Global Insight Perspective | |
Significance | Barr Pharmaceuticals' subsidiary, Barr Laboratories, has gained U.S. FDA approval to market a generic version of oral contraceptive Yasmin in the United States, two months after a court ruled that Bayer Schering Pharma's patent on the drug was invalid. |
Implications | Once launched, Barr will have 180 days of market exclusivity during which its generic will be the only one allowed to compete with Bayer Schering's brand-name Yasmin on the U.S. market. According to IMS, U.S. sales of Yasmin reached US$575 million during the year to February 2008. |
Outlook | Bayer Schering is certain to seek an injunction blocking U.S. sales of generic Yasmin until the outcome of its appeal against the judge's ruling is known. At stake is over US$500 million in annual sales, which would boost Barr's flagging top line if gained, but would cause considerable damage to Bayer Schering if eroded so soon. |
U.S. generic drug-maker Barr Laboratories has been granted approval by the U.S. FDA to market a copy version of birth-control pill Yasmin (drospirenone and ethinyl estradiol) in the United States. Yasmin is currently produced by German healthcare giant Bayer Schering Pharma, which relies on the pill and its family of associated products to bring in approximately 10% of its annual pharmaceutical sales. When Barr first submitted an abbreviated new drug application (ANDA) to the FDA back in 2005, it sought permission to market generic Yasmin on the grounds that the pill's U.S. patents held by Bayer Schering (or Schering AG, as it was then) were invalid. Three years later, a judge agreed, ruling that the central '531 patent was effectively invalid (see Germany: 4 March 2008: Bayer Schering Pharma Loses U.S. Patent Case on Yasmin, Revises 2008 Guidance). Bayer Schering subsequently appealed the ruling, and the appeal process is still under way (see Germany: 1 April 2008: Bayer Schering Appeals Against U.S. Invalidity Ruling on Yasmin Patent).

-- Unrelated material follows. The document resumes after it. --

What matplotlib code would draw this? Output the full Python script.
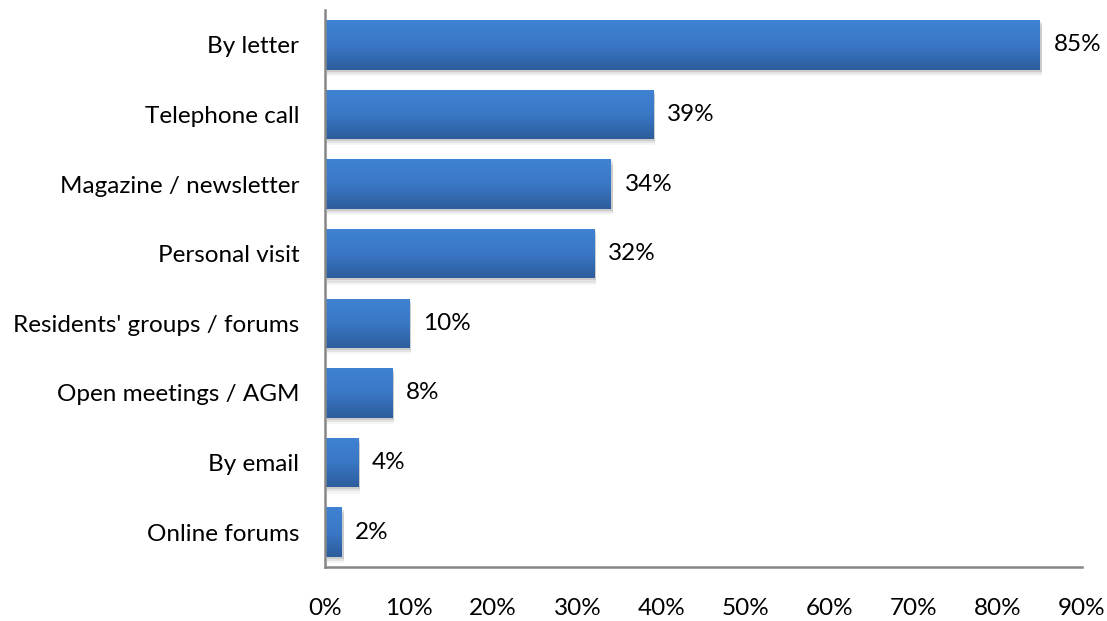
import numpy as np
import matplotlib.pyplot as plt
from matplotlib.colors import LinearSegmentedColormap
from matplotlib.patches import Rectangle

categories = ["By letter", "Telephone call", "Magazine / newsletter", "Personal visit",
              "Residents' groups / forums", "Open meetings / AGM", "By email", "Online forums"]
values = [85, 39, 34, 32, 10, 8, 4, 2]
xticks = [0, 10, 20, 30, 40, 50, 60, 70, 80, 90]

plt.rcParams['font.family'] = ['Lato', 'DejaVu Sans']
FS = 17.5

fig = plt.figure(figsize=(11.07, 6.21), dpi=100)
ax = fig.add_axes([0.2936, 0.087, 0.9774 - 0.2936, 0.9839 - 0.087])

ypos = np.arange(len(categories))
height = 0.71
# light at top, darker towards the bottom
grad = LinearSegmentedColormap.from_list("bar", ["#3f82d3", "#3a78c6", "#2d5d9c"])
gimg = np.linspace(0, 1, 64).reshape(-1, 1)

for y, v in zip(ypos, values):
    # soft shadow
    for k, a in enumerate([0.10, 0.07, 0.04]):
        off = 0.03 + k * 0.03
        ax.add_patch(Rectangle((0.2, y - height / 2 + off), v, height, color="black",
                               alpha=a, lw=0, zorder=1))
    bar = ax.barh(y, v, height=height, color="#3a78c6", zorder=2)[0]
    im = ax.imshow(gimg, cmap=grad, aspect="auto", zorder=3,
                   extent=(0, v, y + height / 2, y - height / 2))
    im.set_clip_path(bar)
    ax.text(v + 1.6, y, f"{v}%", va="center", ha="left", fontsize=FS, color="black", zorder=4)

ax.set_xlim(0, 90)
ax.set_ylim(len(categories) - 0.5, -0.5)
ax.set_yticks(ypos)
ax.set_yticklabels(categories, fontsize=FS)
ax.set_xticks(xticks)
ax.set_xticklabels([f"{t}%" for t in xticks], fontsize=FS)
ax.tick_params(axis="both", length=0)
ax.tick_params(axis="x", pad=22)
ax.tick_params(axis="y", pad=18.5)
for side in ["top", "right"]:
    ax.spines[side].set_visible(False)
for side in ["left", "bottom"]:
    ax.spines[side].set_color("#868686")
    ax.spines[side].set_linewidth(1.8)
    ax.spines[side].set_zorder(5)

fig.savefig("out.png", dpi=100)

The FDA approval comes just days after Barr posted disappointing first-quarter sales figures, as a result of lower generic consumption on the U.S. market (see United States: 9 May 2008: Barr Posts Lacklustre Q1 Revenue Growth as U.S. Generic Sales Hit Hard). While U.S. demand may be lower, competition for market share among the country's generics producers remains fiercely intense, and Barr will have a key advantage in marketing generic Yasmin. Its status as the first company to file an ANDA for Yasmin ahead of any other generics firm means that—once launched—Barr's version of the contraceptive will benefit from 180 days of market exclusivity, during which it will be the only generic alternative to Bayer Schering's original, branded Yasmin.
Outlook and Implications
Barr has not publicly revealed when it is planning to launch its generic Yasmin on the U.S. market, but it will most likely attempt to do so as quickly as possible. This is because Bayer Schering will almost certainly seek an injunction blocking the company from marketing the drug until the result of the ongoing appeal case is known. The German pharma heavyweight has a lot at stake here; Yasmin is the company's top-selling product, and U.S. sales account for over 30% of the revenue derived from the Yasmin franchise. In 2007, Yasmin's global sales reached 1 billion euro (US$1.6 billion), of which 321 million euro was derived from the United States. Consequently, Bayer Schering can be expected to throw all its legal muscle behind the appeal, and it is expected to have a fairly strong case on several grounds, including the unique composition of drospirenone. If successful, the company could see its market exclusivity for Yasmin preserved until 2020, the year in which the '531 patent was originally meant to expire. Undeterred, Barr has already factored generic Yasmin's sales into its 2008 results, and is confident that the contraceptive will help to boost U.S. sales during the second half of the year.